Building an Enterprise Data Warehouse for Retail Banking on Oracle
A leading retail bank faced fragmented data across PostgreSQL transactional systems, with no unified view for regulatory reporting, near real-time analytics, or governance. OptiSol architected a full-stack Oracle Data Lake and Enterprise Data Warehouse, integrating Qlik Replicate for real-time CDC, dimensional modelling, and Power BI reporting layers — transforming the bank's data ecosystem into a governed, AI-ready foundation for decision-making.
Key Outcomes
Challenges and Solutions
Fragmented Data Landscape
Core banking and transactional data resided in isolated PostgreSQL systems. Data silos prevented enterprise-level reporting and analytics, with no unified layer available for business or compliance users.
Implemented an Oracle Data Lake as the single source of truth, replicating all PostgreSQL sources via Qlik Replicate's real-time CDC — consolidating fragmented systems into a governed, unified data platform.
Reporting Limitations
Operational and regulatory reports required complex aggregations that the application database could not support. Reports were either non-existent or severely degraded in performance, limiting business visibility.
Built subject-oriented Data Marts with conformed dimensions and fact tables (Transactions, Loans, Deposits) atop the Oracle EDW, with business-specific aggregated views optimized for Power BI reporting across management hierarchies.
Lack of Near Real-Time Insights
Significant data latency — even for operational reports — left business users without timely visibility into day-to-day banking operations, delaying critical decisions.
Deployed Qlik Replicate to capture transaction log changes (PostgreSQL WAL files) in near real-time with minimal source system impact, feeding the Oracle Data Lake with continuous incremental updates.
Data Quality and Governance Gaps
Inconsistent data definitions across systems, limited data lineage, and no auditability created compliance exposure and eroded trust in reported metrics across the organization.
Established a data governance framework with defined ownership, lineage tracking, metadata management, and automated reconciliation between source and target — with full audit trails maintained via CDC history.
Our approach
Source System Assessment
Mapped all PostgreSQL banking modules — Customers, Accounts, Transactions, Loans, Deposits, Regions — to understand data volumes, change frequencies, and integration dependencies.
CDC Pipeline via Qlik Replicate
Configured non-intrusive real-time replication from PostgreSQL to the Oracle Data Lake using WAL-based change capture, handling inserts, updates, and deletes automatically with zero source system load.
Oracle Data Lake Build
Established a raw, partitioned Oracle Data Lake as the primary source of truth — maintaining full historical CDC changes and enabling incremental data storage with built-in scalability.
Dimensional Warehouse Design
Designed and built the Enterprise Data Warehouse using star-schema dimensional modelling with SCD Type 2 on key dimensions (Customer, Product, Branch, Account, DateTime) and fact tables for all banking events.

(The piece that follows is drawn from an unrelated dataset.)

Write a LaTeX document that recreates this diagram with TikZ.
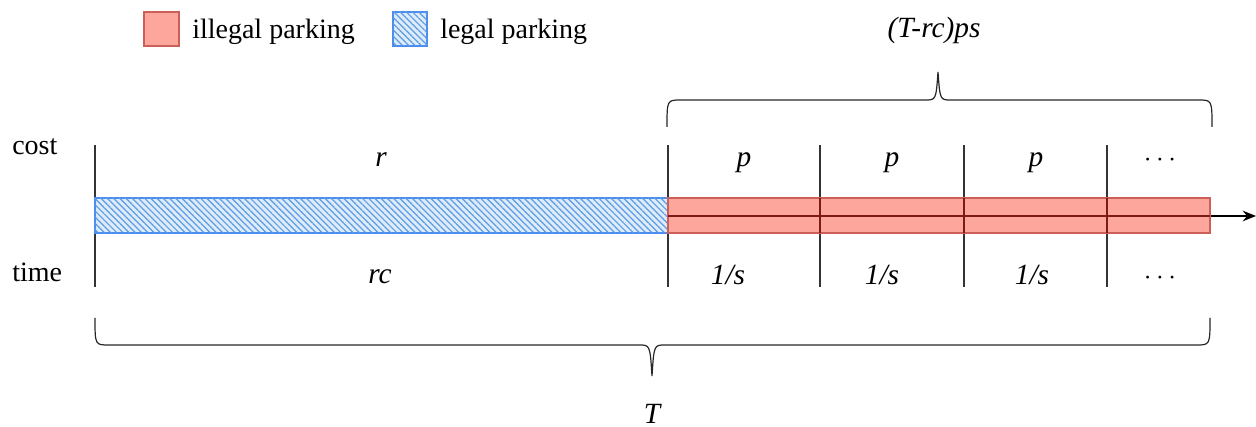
\documentclass[tikz,border=0pt]{standalone}
\usepackage{fontspec}
\setmainfont{Liberation Serif}
\usetikzlibrary{arrows.meta, patterns.meta}

\definecolor{illfill}{HTML}{FCA69C}
\definecolor{illdraw}{HTML}{CC5F5A}
\definecolor{illline}{HTML}{7D1A18}
\definecolor{legfill}{HTML}{DEEBF9}
\definecolor{leghatch}{HTML}{5B9CE4}
\definecolor{legdraw}{HTML}{4C8CF2}

\begin{document}
\begin{tikzpicture}[
  x=0.75pt, y=-0.75pt,
  illegal/.style={draw=illdraw, line width=1pt, fill=illfill},
  legal/.style={draw=legdraw, line width=1pt, fill=legfill,
    postaction={pattern={Lines[angle=-45, distance=3.3pt, line width=0.9pt]}, pattern color=leghatch}},
  tick/.style={draw=black!80, line width=0.8pt},
  inner/.style={draw=illline, line width=0.9pt},
  axis/.style={-{Stealth[length=10pt, width=8pt]}, line width=1pt},
  brace/.style={draw=black!85, line width=0.9pt},
  txt/.style={font=\fontsize{21}{24}\selectfont, inner sep=0pt, anchor=base west},
  lab/.style={font=\fontsize{22}{26}\selectfont\itshape, inner sep=0pt, anchor=base}
]
  \useasboundingbox (0,0) rectangle (1256,427);

  % legend
  \draw[illegal] (144,12) rectangle (179,46);
  \node[txt] (illtxt) at (192,39) {illegal parking};
  \draw[legal] (393,12) rectangle (427,46);
  \node[txt] (legtxt) at (440,39) {legal parking};

  % row captions
  \node[txt] (cost) at (12,155) {cost};
  \node[txt] (time) at (12,282) {time};

  % ticks
  \foreach \x in {95,668,820,964,1107}
    \draw[tick] (\x,145) -- (\x,287);

  % axis and bars
  \coordinate (axisL) at (668,216);
  \coordinate (axisR) at (1256,216);
  \draw[axis] (axisL) -- (axisR);
  \draw[legal] (95,198) rectangle (668,233);
  \draw[illegal] (668,198) rectangle (1210,233);
  \draw[inner] (axisL) -- (1210,216);
  \foreach \x in {820,964,1107}
    \draw[inner] (\x,198) -- (\x,233);

  % cost labels
  \node[lab] (r) at (381,167) {r};
  \node[lab] (p1) at (744,167) {p};
  \node[lab] (p2) at (892,167) {p};
  \node[lab] (p3) at (1036,167) {p};
  \node[lab] (cdots) at (1160,167) {$\cdots$};

  % time labels
  \node[lab] (rc) at (380,284) {rc};
  \node[lab] (s1) at (728,285) {1/s};
  \node[lab] (s2) at (882,285) {1/s};
  \node[lab] (s3) at (1032,285) {1/s};
  \node[lab] (tdots) at (1160,285) {$\cdots$};

  % braces
  \draw[brace] (667,127) .. controls (667,100) .. (681,100) -- (925,100)
    .. controls (936,100) .. (938,72) .. controls (940,100) .. (951,100)
    -- (1198,100) .. controls (1212,100) .. (1212,127);
  \node[lab] (illcost) at (934,38) {(T-rc)ps};

  \draw[brace] (95,318) .. controls (95,345) .. (109,345) -- (639,345)
    .. controls (650,345) .. (652,376) .. controls (654,345) .. (665,345)
    -- (1196,345) .. controls (1210,345) .. (1210,318);
  \node[lab] (total) at (652,423) {T};
\end{tikzpicture}
\end{document}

ETL Orchestration via Airflow
Implemented Oracle Stored Procedures for fact and dimension population, scheduled via Apache Airflow DAGs — ensuring reliable, automated refresh cycles with performance-optimized execution.
Power BI Reporting Layer
Built granular operational reports and summarized strategic dashboards targeting multiple management tiers — sourced from aggregated Oracle views for wider, faster, and more accurate business insights.